| Directions for this task |
Give the data again exactly as written, skipping any pictures.

========================================

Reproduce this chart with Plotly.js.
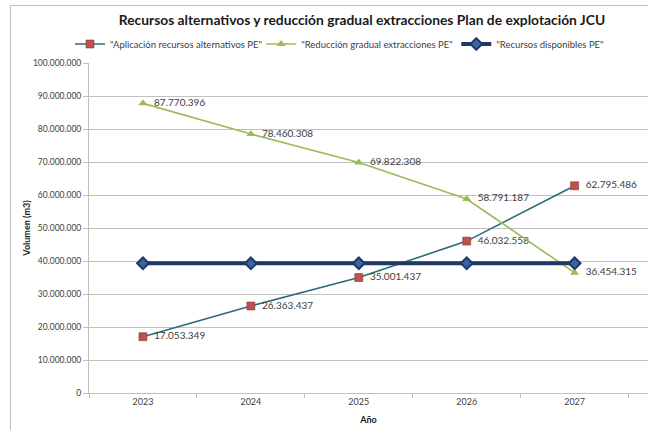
<!DOCTYPE html>
<html>
<head>
<meta charset="utf-8">
<script src="https://cdn.plot.ly/plotly-3.0.1.min.js"></script>
<style>
  html, body { margin: 0; padding: 0; background: #fff; overflow: hidden; }
  #wrap { position: relative; width: 648px; height: 430px; }
  #chart { position: absolute; left: 0; top: 0; width: 648px; height: 430px; }
  #frame { position: absolute; left: 10px; top: 5px; width: 700px; height: 500px;
           border: 1px solid #bfbfbf; box-sizing: border-box; pointer-events: none; }
</style>
</head>
<body>
<div id="wrap">
  <div id="chart"></div>
  <div id="frame"></div>
</div>
<script>
// Years of the exploitation plan
const years = ['2023', '2024', '2025', '2026', '2027'];

// Volumes in m3
const aplicacionRecursos = [17053349, 26363437, 35001437, 46032558, 62795486];
const reduccionExtracciones = [87770396, 78460308, 69822308, 58791187, 36454315];
const recursosDisponibles = [39300000, 39300000, 39300000, 39300000, 39300000];

const seriesNames = [
  '"Aplicación recursos alternativos PE"',
  '"Reducción gradual extracciones PE"',
  '"Recursos disponibles PE"'
];

const fmt = v => v.toString().replace(/\B(?=(\d{3})+(?!\d))/g, '.');
const FONT = 'Lato, "Liberation Sans", sans-serif';

const traces = [
  {
    x: years, y: aplicacionRecursos, name: seriesNames[0], legend: 'legend',
    type: 'scatter', mode: 'lines+markers+text',
    line: { color: '#2c6b7c', width: 1.6 },
    marker: { symbol: 'square', size: 8, color: '#c0504d', line: { color: '#8a3a38', width: 0.6 } },
    text: aplicacionRecursos.map(v => '  ' + fmt(v)),
    textposition: 'middle right',
    textfont: { family: FONT, size: 10, color: '#404040' },
    cliponaxis: false
  },
  {
    x: years, y: reduccionExtracciones, name: seriesNames[1], legend: 'legend2',
    type: 'scatter', mode: 'lines+markers+text',
    line: { color: '#9bbb59', width: 1.6 },
    marker: { symbol: 'triangle-up', size: 8, color: '#9bbb59' },
    text: reduccionExtracciones.map(v => '  ' + fmt(v)),
    textposition: 'middle right',
    textfont: { family: FONT, size: 10, color: '#404040' },
    cliponaxis: false
  },
  {
    x: years, y: recursosDisponibles, name: seriesNames[2], legend: 'legend3',
    type: 'scatter', mode: 'lines+markers',
    line: { color: '#1f3864', width: 4 },
    marker: { symbol: 'diamond', size: 9, color: '#3a64a4', line: { color: '#1f3864', width: 2 } },
    cliponaxis: false
  }
];

// One legend box per series, laid out in a single row above the plot
const legendBase = {
  orientation: 'h', xanchor: 'left', yanchor: 'middle', y: 1 + 19 / 330,
  font: { family: FONT, size: 9.5, color: '#404040' },
  itemwidth: 30, bgcolor: 'rgba(0,0,0,0)'
};

const layout = {
  width: 648, height: 430,
  margin: { l: 89, r: 0, t: 63, b: 37, pad: 0 },
  paper_bgcolor: '#ffffff', plot_bgcolor: '#ffffff',
  separators: ',.',
  font: { family: FONT, size: 9, color: '#404040' },
  title: {
    text: '<b>Recursos alternativos y reducción gradual extracciones Plan de explotación JCU</b>',
    font: { family: FONT, size: 13.8, color: '#1a1a1a' },
    x: 362 / 648, xanchor: 'center', xref: 'container',
    y: 1 - 20 / 430, yanchor: 'middle', yref: 'container'
  },
  showlegend: true,
  legend: Object.assign({}, legendBase, { x: -0.034 }),
  legend2: Object.assign({}, legendBase, { x: 0.308 }),
  legend3: Object.assign({}, legendBase, { x: 0.657 }),
  xaxis: {
    type: 'category', range: [-0.5, 4.68],
    showgrid: false, showline: true, linecolor: '#bfbfbf', linewidth: 1,
    ticks: 'outside', tickson: 'boundaries', ticklen: 4, tickcolor: '#bfbfbf',
    tickfont: { family: FONT, size: 9, color: '#404040' },
    title: { text: '<b>Año</b>', font: { family: FONT, size: 9, color: '#1a1a1a' }, standoff: 10 },
    fixedrange: true
  },
  yaxis: {
    range: [0, 100000000], dtick: 10000000, tick0: 0,
    tickformat: ',d',
    showgrid: true, gridcolor: '#c0c0c0', gridwidth: 1,
    zeroline: false,
    showline: true, linecolor: '#bfbfbf', linewidth: 1,
    ticks: 'outside', ticklen: 5, tickcolor: '#bfbfbf',
    tickfont: { family: FONT, size: 8.5, color: '#404040' },
    title: { text: '<b>Volumen (m3)</b>', font: { family: FONT, size: 9, color: '#1a1a1a' }, standoff: 0 },
    fixedrange: true
  }
};

Plotly.newPlot('chart', traces, layout, { staticPlot: true, displayModeBar: false });
</script>
</body>
</html>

========================================

| Problem solution |
Reproduce this chart with Plotly.js.
<!DOCTYPE html>
<html>
<head>
<meta charset="utf-8">
<script src="https://cdn.plot.ly/plotly-3.0.1.min.js"></script>
<style>
  html, body { margin: 0; padding: 0; background: #fff; overflow: hidden; }
  #wrap { position: relative; width: 648px; height: 430px; }
  #chart { position: absolute; left: 0; top: 0; width: 648px; height: 430px; }
  #frame { position: absolute; left: 10px; top: 5px; width: 700px; height: 500px;
           border: 1px solid #bfbfbf; box-sizing: border-box; pointer-events: none; }
</style>
</head>
<body>
<div id="wrap">
  <div id="chart"></div>
  <div id="frame"></div>
</div>
<script>
// Years of the exploitation plan
const years = ['2023', '2024', '2025', '2026', '2027'];

// Volumes in m3
const aplicacionRecursos = [17053349, 26363437, 35001437, 46032558, 62795486];
const reduccionExtracciones = [87770396, 78460308, 69822308, 58791187, 36454315];
const recursosDisponibles = [39300000, 39300000, 39300000, 39300000, 39300000];

const seriesNames = [
  '"Aplicación recursos alternativos PE"',
  '"Reducción gradual extracciones PE"',
  '"Recursos disponibles PE"'
];

const fmt = v => v.toString().replace(/\B(?=(\d{3})+(?!\d))/g, '.');
const FONT = 'Lato, "Liberation Sans", sans-serif';

const traces = [
  {
    x: years, y: aplicacionRecursos, name: seriesNames[0], legend: 'legend',
    type: 'scatter', mode: 'lines+markers+text',
    line: { color: '#2c6b7c', width: 1.6 },
    marker: { symbol: 'square', size: 8, color: '#c0504d', line: { color: '#8a3a38', width: 0.6 } },
    text: aplicacionRecursos.map(v => '  ' + fmt(v)),
    textposition: 'middle right',
    textfont: { family: FONT, size: 10, color: '#404040' },
    cliponaxis: false
  },
  {
    x: years, y: reduccionExtracciones, name: seriesNames[1], legend: 'legend2',
    type: 'scatter', mode: 'lines+markers+text',
    line: { color: '#9bbb59', width: 1.6 },
    marker: { symbol: 'triangle-up', size: 8, color: '#9bbb59' },
    text: reduccionExtracciones.map(v => '  ' + fmt(v)),
    textposition: 'middle right',
    textfont: { family: FONT, size: 10, color: '#404040' },
    cliponaxis: false
  },
  {
    x: years, y: recursosDisponibles, name: seriesNames[2], legend: 'legend3',
    type: 'scatter', mode: 'lines+markers',
    line: { color: '#1f3864', width: 4 },
    marker: { symbol: 'diamond', size: 9, color: '#3a64a4', line: { color: '#1f3864', width: 2 } },
    cliponaxis: false
  }
];

// One legend box per series, laid out in a single row above the plot
const legendBase = {
  orientation: 'h', xanchor: 'left', yanchor: 'middle', y: 1 + 19 / 330,
  font: { family: FONT, size: 9.5, color: '#404040' },
  itemwidth: 30, bgcolor: 'rgba(0,0,0,0)'
};

const layout = {
  width: 648, height: 430,
  margin: { l: 89, r: 0, t: 63, b: 37, pad: 0 },
  paper_bgcolor: '#ffffff', plot_bgcolor: '#ffffff',
  separators: ',.',
  font: { family: FONT, size: 9, color: '#404040' },
  title: {
    text: '<b>Recursos alternativos y reducción gradual extracciones Plan de explotación JCU</b>',
    font: { family: FONT, size: 13.8, color: '#1a1a1a' },
    x: 362 / 648, xanchor: 'center', xref: 'container',
    y: 1 - 20 / 430, yanchor: 'middle', yref: 'container'
  },
  showlegend: true,
  legend: Object.assign({}, legendBase, { x: -0.034 }),
  legend2: Object.assign({}, legendBase, { x: 0.308 }),
  legend3: Object.assign({}, legendBase, { x: 0.657 }),
  xaxis: {
    type: 'category', range: [-0.5, 4.68],
    showgrid: false, showline: true, linecolor: '#bfbfbf', linewidth: 1,
    ticks: 'outside', tickson: 'boundaries', ticklen: 4, tickcolor: '#bfbfbf',
    tickfont: { family: FONT, size: 9, color: '#404040' },
    title: { text: '<b>Año</b>', font: { family: FONT, size: 9, color: '#1a1a1a' }, standoff: 10 },
    fixedrange: true
  },
  yaxis: {
    range: [0, 100000000], dtick: 10000000, tick0: 0,
    tickformat: ',d',
    showgrid: true, gridcolor: '#c0c0c0', gridwidth: 1,
    zeroline: false,
    showline: true, linecolor: '#bfbfbf', linewidth: 1,
    ticks: 'outside', ticklen: 5, tickcolor: '#bfbfbf',
    tickfont: { family: FONT, size: 8.5, color: '#404040' },
    title: { text: '<b>Volumen (m3)</b>', font: { family: FONT, size: 9, color: '#1a1a1a' }, standoff: 0 },
    fixedrange: true
  }
};

Plotly.newPlot('chart', traces, layout, { staticPlot: true, displayModeBar: false });
</script>
</body>
</html>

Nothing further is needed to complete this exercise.